He was the endlessly positive link between two great Polynesian icons of the game, Bryan Williams in the 1970s, and Jonah Lomu in the 1990s.
Tuigamala paved the way for the blockbusting Lomu. Inga was built like a prop, but he stepped and ran like a wing. He scored in his first test, at the 1991 World Cup against the United States, but it was in 1992, under coach Laurie Mains, that he became a first-choice All Black.
He played 19 tests, scoring five tries, but oddly enough his best football was possibly played for the Wigan league club where he moved to the centres, and the full range of his skills was exploited.
Proudly Samoan he returned to international rugby in 1996, for Manu Samoa, where he was captained at the 1999 World Cup by Pat Lam, now a professional coach at the Bristol Bears.
The two shared a special bond, and in 2009 Lam told me how a decade earlier Inga's Christianity had expressed itself with kindness, when they were both playing for the Newcastle rugby team in England.

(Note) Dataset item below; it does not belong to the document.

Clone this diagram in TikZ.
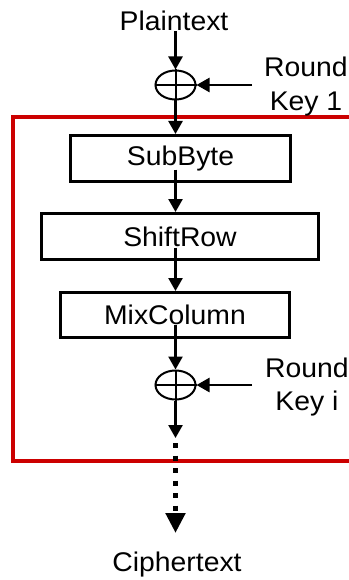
\documentclass[tikz,border=0pt]{standalone}
\usepackage{fontspec}
\setmainfont{Liberation Sans}[FakeStretch=1.05]
\usetikzlibrary{arrows.meta,shapes.geometric}
\definecolor{framered}{RGB}{204,0,0}
\begin{document}
\begin{tikzpicture}[x=1pt,y=-1pt,
  txt/.style={font=\fontsize{27}{33.5}\selectfont, inner sep=0pt, align=center},
  stage/.style={draw, line width=3pt, font=\fontsize{27}{34}\selectfont, inner sep=0pt},
  xor/.style={draw, ellipse, line width=2pt, minimum width=40pt, minimum height=29pt, inner sep=0pt},
  flow/.style={line width=2.5pt, -{Triangle[width=14pt,length=13pt]}},
  thin/.style={line width=2pt},
  dotflow/.style={line width=5pt, dash pattern=on 5pt off 7.5pt, dash phase=-5pt, -{Triangle[width=19pt,length=20pt]}},
  frame/.style={draw=framered, line width=4pt}
]
\useasboundingbox (0,0) rectangle (348,580);

% red frame (open on the right)
\draw[frame] (370,117) -- (13,117) -- (13,461) -- (370,461);

% texts
\node[txt, anchor=base] (pt) at (174,31) {Plaintext};
\node[txt, anchor=base] (ct) at (177,571) {Ciphertext};
\node[txt] (rk1) at (306,86.5) {Round\\Key 1};
\node[txt] (rki) at (307,387) {Round\\Key i};

% xor nodes
\node[xor] (x1) at (175.5,85) {};
\node[xor] (x2) at (175.5,385) {};
\draw[thin] (x1.north) -- (x1.south) (x1.west) -- (x1.east);
\draw[thin] (x2.north) -- (x2.south) (x2.west) -- (x2.east);

% stages
\node[stage, minimum width=220pt, minimum height=46pt] (sb) at (180.5,158.5) {SubByte};
\node[stage, minimum width=277pt, minimum height=46pt] (sr) at (180,236.5) {ShiftRow};
\node[stage, minimum width=229pt, minimum height=45pt] (mc) at (175,315) {MixColumn};

% key inputs
\coordinate (k1) at (252,85);
\coordinate (ki) at (252,385);
\coordinate (d1) at (175.5,438);
\coordinate (d2) at (175.5,533);

% connectors
\draw[flow] (pt.south -| x1.north) -- (x1.north);
\draw[flow] (k1) -- (x1.east);
\draw[flow] (x1.south) -- (x1.south |- sb.north);
\draw[flow] ([yshift=-11pt]sb.center -| x1.south) -- (x1.south |- sr.north);
\draw[flow] ([yshift=-11pt]sr.center -| x1.south) -- (x1.south |- mc.north);
\draw[flow] ([yshift=-10pt]mc.center -| x2.north) -- (x2.north);
\draw[flow] (ki) -- (x2.east);
\draw[flow] (x2.south) -- (d1);
\draw[dotflow] (d1) -- (d2);
\end{tikzpicture}
\end{document}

"I was rooming with Inga, and he knew I was frustrated. We shared a devotional, and read Romans 12:2 that says, 'Do not conform any longer to the pattern of this world, but be transformed by the renewing of your mind.'
"We talked through it, and at the end I thought I wasn't here to prove myself to anyone but the Big Fella, and He'd given me gifts, which I should use and enjoy. I went out, enjoyed myself, scored three tries, got player of the day, and I was thinking, 'Shucks, there's something about that'."
The last time I talked with Inga was on the phone in 2018, arranging for a crew from the television series "The Story of Rugby" to be assisted by him while they filmed in Samoa, where he was then living. Chatting with him was a lovely reminder that the sunny schoolkid was still a large part of the grown man.